Ryan also cited his pro-life beliefs for his stance on the death penalty. And he says he has concerns about giving the state that kind of power.
“I think the thing that clinched it for me was that I had a woman approach me whose daughter had been killed at the University of Pennsylvania a number of years earlier. She was asked to testify at the death penalty trial for the man convicted in the murder. She asked for leniency and a life sentence–instead of death. She said to me ‘Frank, putting him to death doesn’t bring my daughter back to life.’ And that really clinched it for me. I’ve talked to a lot of people who have gone through the same thing, and they’ve said it might feel good to get that retribution but that they didn’t feel better as time went on. They said it was like picking at a scab any time the case came up for review or repeal.”
Ryan also talked about his support for House Bill 800, which calls for more funding for the Educational Improvement Tax Credit. That passed the House and is now in the Senate. It has been a big help for Catholic schools.
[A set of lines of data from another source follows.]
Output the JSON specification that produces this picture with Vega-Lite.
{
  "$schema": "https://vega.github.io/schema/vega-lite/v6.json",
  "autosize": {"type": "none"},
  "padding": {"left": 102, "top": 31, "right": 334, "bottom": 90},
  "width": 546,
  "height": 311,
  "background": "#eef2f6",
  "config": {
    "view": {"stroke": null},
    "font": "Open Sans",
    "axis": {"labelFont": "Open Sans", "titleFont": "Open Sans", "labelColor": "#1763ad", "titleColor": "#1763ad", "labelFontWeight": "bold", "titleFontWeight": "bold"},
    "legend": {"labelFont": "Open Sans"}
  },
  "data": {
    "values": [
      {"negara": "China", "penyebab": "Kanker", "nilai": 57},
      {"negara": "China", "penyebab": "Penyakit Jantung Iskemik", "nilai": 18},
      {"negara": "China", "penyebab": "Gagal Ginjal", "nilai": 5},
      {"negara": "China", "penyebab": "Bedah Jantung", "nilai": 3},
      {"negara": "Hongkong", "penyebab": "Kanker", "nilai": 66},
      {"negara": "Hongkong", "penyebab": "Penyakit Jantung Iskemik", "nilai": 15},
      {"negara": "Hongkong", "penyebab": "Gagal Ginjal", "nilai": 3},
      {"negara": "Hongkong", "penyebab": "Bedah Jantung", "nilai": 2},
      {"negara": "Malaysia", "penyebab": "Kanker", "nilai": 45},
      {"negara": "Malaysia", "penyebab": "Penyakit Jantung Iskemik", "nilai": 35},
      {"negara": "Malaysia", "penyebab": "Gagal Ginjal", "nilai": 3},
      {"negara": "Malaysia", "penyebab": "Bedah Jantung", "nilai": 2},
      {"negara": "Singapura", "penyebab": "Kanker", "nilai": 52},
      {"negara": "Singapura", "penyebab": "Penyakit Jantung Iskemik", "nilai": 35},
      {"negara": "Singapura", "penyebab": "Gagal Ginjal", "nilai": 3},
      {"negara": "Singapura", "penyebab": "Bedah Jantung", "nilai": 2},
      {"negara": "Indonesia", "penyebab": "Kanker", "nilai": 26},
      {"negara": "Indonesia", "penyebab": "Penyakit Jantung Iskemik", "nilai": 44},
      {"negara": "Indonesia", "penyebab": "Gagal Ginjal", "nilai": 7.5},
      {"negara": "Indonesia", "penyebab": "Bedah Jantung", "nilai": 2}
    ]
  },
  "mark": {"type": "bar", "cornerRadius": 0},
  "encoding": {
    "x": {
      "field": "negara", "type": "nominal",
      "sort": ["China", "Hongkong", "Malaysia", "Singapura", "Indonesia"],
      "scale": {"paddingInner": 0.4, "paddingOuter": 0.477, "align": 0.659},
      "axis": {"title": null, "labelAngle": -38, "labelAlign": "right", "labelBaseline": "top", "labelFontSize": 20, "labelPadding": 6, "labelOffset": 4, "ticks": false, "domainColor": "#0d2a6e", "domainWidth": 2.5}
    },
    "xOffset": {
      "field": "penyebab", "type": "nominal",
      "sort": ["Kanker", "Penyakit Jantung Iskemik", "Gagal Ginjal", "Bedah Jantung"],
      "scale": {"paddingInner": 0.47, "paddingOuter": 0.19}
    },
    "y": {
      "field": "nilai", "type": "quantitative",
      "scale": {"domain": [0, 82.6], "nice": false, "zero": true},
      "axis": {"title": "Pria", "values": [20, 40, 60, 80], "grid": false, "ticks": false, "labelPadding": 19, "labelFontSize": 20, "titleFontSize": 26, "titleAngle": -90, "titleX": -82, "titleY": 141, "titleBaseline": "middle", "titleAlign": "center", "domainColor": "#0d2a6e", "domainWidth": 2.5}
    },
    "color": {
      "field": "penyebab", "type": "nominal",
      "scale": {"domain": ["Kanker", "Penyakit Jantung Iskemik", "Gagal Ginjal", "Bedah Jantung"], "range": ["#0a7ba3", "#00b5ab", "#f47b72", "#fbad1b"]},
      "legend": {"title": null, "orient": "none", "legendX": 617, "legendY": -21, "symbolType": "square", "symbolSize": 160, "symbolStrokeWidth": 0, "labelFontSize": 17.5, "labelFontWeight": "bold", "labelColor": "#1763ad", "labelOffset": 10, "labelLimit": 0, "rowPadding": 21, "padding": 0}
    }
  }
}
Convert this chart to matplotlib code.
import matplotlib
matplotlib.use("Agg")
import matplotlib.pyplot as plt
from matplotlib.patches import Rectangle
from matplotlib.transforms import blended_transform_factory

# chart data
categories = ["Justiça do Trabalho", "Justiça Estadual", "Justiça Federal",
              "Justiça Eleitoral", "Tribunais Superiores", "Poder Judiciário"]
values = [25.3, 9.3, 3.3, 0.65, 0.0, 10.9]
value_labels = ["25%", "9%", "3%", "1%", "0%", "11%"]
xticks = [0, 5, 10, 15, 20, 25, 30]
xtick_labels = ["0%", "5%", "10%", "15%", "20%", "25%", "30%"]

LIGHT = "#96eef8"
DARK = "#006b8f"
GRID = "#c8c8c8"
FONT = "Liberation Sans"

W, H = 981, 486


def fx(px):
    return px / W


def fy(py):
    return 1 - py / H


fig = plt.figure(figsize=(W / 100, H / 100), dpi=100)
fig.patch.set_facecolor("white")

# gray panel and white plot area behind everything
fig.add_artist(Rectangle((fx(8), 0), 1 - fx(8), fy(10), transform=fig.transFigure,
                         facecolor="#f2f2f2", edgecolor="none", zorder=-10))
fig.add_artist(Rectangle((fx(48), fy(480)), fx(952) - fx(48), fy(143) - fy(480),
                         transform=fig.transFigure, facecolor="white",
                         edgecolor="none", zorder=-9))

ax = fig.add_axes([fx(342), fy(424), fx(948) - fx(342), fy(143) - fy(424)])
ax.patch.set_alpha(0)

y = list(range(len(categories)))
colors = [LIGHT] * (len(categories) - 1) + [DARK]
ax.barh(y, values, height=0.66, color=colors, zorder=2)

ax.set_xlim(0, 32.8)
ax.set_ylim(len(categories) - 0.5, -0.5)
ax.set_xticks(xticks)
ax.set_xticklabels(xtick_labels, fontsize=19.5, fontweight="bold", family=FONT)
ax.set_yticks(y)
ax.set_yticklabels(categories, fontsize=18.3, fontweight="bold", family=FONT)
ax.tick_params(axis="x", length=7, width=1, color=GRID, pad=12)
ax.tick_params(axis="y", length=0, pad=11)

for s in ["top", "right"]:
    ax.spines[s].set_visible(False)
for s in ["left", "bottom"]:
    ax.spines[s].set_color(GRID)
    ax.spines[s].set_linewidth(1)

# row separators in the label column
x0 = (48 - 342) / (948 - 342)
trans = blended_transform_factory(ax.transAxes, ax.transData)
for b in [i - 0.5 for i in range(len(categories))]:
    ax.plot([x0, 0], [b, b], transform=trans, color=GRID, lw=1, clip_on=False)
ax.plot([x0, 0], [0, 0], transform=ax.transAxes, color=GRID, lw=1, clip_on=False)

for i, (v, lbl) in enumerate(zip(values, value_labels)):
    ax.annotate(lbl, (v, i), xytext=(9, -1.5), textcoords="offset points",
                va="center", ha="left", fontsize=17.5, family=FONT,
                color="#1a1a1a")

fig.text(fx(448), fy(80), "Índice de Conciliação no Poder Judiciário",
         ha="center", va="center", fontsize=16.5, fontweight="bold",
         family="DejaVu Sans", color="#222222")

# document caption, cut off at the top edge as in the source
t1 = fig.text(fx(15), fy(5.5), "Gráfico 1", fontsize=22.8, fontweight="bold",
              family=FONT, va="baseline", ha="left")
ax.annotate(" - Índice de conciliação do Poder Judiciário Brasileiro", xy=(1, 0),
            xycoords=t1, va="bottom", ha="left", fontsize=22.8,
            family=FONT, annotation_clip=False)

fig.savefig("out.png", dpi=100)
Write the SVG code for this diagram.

“I think the E.I.T.C. is the one time that we have the chance to say to parochial schools and private schools ‘thank you for what you are doing for our community.’ Number one it gives parents choice, and number two, the amount of money the Commonwealth saves—on just what the Catholic Church alone is doing—is absolutely mind boggling. And we’re not diverting money from the public schools.”
Ryan says that through the E.I.T.C. the State is providing a low-cost option for families to allow them to go to an alternative education source with high-quality education.
“I’m so thankful that the Speaker and the Leader were willing to push it. I’m thankful for the PA Catholic Conference and others Christian organizations for their help as well.”